--- start of DATA SECTION ---
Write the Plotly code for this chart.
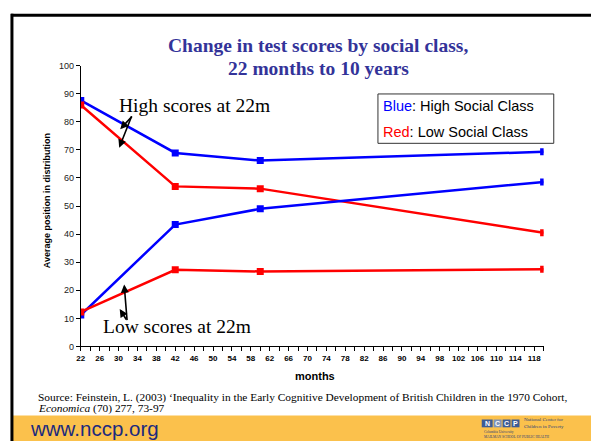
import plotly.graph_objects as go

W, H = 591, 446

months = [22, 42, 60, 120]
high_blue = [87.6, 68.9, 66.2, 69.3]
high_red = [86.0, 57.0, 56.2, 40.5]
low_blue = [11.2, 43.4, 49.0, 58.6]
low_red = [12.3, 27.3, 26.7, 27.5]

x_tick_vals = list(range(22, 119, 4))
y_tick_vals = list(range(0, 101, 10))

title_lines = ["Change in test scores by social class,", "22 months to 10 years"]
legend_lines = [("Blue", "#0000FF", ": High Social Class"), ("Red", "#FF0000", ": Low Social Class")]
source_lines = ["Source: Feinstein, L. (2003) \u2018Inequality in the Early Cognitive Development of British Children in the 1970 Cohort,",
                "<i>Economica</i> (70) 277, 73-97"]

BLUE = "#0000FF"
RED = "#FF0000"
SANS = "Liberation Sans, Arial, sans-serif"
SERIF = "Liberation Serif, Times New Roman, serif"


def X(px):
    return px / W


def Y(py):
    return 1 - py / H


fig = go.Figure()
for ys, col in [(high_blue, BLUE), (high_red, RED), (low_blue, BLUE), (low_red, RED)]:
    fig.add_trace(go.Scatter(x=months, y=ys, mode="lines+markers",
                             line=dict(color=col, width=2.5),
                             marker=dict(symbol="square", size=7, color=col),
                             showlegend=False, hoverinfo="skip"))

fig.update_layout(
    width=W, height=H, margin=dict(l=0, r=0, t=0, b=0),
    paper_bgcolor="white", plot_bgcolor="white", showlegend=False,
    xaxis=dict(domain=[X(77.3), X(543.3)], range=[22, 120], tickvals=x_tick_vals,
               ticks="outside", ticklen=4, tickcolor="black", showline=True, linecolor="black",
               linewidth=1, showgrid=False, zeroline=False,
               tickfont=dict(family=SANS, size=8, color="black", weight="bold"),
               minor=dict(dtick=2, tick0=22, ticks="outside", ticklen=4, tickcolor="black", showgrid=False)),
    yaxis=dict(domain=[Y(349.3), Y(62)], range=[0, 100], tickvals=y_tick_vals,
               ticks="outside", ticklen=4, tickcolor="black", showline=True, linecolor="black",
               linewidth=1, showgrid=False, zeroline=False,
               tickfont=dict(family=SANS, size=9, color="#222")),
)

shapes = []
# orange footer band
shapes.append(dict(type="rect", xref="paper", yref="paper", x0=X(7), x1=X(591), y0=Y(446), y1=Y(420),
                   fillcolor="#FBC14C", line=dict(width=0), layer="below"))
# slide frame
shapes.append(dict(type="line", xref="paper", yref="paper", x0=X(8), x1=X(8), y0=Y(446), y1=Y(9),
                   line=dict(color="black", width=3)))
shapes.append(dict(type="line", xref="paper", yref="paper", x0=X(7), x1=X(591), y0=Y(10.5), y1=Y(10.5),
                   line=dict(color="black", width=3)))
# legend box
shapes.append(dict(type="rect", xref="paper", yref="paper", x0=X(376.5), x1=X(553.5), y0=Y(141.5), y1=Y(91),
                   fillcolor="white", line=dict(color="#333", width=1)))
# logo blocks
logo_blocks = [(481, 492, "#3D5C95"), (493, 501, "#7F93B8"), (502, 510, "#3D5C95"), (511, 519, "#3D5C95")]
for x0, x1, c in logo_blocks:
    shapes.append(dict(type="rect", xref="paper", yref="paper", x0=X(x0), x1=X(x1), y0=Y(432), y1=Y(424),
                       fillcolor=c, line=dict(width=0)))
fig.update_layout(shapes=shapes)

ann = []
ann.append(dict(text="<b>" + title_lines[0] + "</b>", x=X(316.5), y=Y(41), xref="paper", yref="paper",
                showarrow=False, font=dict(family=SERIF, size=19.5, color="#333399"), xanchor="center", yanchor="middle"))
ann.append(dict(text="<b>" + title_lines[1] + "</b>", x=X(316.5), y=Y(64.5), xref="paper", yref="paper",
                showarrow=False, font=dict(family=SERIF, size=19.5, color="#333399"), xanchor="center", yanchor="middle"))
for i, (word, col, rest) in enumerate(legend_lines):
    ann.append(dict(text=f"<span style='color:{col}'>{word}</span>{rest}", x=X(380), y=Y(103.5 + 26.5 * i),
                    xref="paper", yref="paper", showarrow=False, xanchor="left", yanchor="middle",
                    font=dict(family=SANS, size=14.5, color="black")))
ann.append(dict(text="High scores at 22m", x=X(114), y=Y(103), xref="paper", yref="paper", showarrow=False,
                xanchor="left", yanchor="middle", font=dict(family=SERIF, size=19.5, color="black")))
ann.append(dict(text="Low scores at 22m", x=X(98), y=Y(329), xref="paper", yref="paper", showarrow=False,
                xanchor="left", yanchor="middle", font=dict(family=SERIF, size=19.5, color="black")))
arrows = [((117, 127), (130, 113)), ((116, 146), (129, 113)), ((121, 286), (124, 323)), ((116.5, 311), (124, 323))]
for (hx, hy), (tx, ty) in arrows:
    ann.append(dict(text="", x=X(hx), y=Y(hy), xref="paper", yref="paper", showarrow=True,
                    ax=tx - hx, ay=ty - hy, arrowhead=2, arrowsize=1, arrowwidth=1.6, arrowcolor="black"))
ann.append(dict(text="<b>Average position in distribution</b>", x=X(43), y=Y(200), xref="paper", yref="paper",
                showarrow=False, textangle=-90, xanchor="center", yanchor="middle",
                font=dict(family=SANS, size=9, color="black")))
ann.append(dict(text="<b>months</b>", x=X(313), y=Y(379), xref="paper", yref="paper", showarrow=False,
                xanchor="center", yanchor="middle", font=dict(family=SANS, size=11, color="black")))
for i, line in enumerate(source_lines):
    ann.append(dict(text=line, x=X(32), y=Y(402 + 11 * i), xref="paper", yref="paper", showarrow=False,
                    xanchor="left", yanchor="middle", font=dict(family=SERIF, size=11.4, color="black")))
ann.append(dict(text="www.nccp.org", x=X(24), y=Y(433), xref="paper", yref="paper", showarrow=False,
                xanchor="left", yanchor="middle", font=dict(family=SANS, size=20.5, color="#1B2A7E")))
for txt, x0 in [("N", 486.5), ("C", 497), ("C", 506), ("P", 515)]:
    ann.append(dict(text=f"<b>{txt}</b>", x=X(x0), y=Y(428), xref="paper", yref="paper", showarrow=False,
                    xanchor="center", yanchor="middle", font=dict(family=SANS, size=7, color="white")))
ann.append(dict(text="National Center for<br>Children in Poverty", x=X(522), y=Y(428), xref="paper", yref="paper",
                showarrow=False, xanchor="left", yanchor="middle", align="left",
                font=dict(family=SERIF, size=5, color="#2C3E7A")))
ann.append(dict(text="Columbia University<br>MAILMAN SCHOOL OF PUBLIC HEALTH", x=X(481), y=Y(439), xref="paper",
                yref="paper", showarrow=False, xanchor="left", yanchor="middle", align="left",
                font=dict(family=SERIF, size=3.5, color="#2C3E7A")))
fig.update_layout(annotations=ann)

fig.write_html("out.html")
--- end of DATA SECTION ---
### GIVEN TASK
Up to and including the line containing "y_tick_vals = list(range(0, 101, 10))", repeat every line from the start of the data, but none of the pictures.

### OUTPUT BELOW
Write the Plotly code for this chart.
import plotly.graph_objects as go

W, H = 591, 446

months = [22, 42, 60, 120]
high_blue = [87.6, 68.9, 66.2, 69.3]
high_red = [86.0, 57.0, 56.2, 40.5]
low_blue = [11.2, 43.4, 49.0, 58.6]
low_red = [12.3, 27.3, 26.7, 27.5]

x_tick_vals = list(range(22, 119, 4))
y_tick_vals = list(range(0, 101, 10))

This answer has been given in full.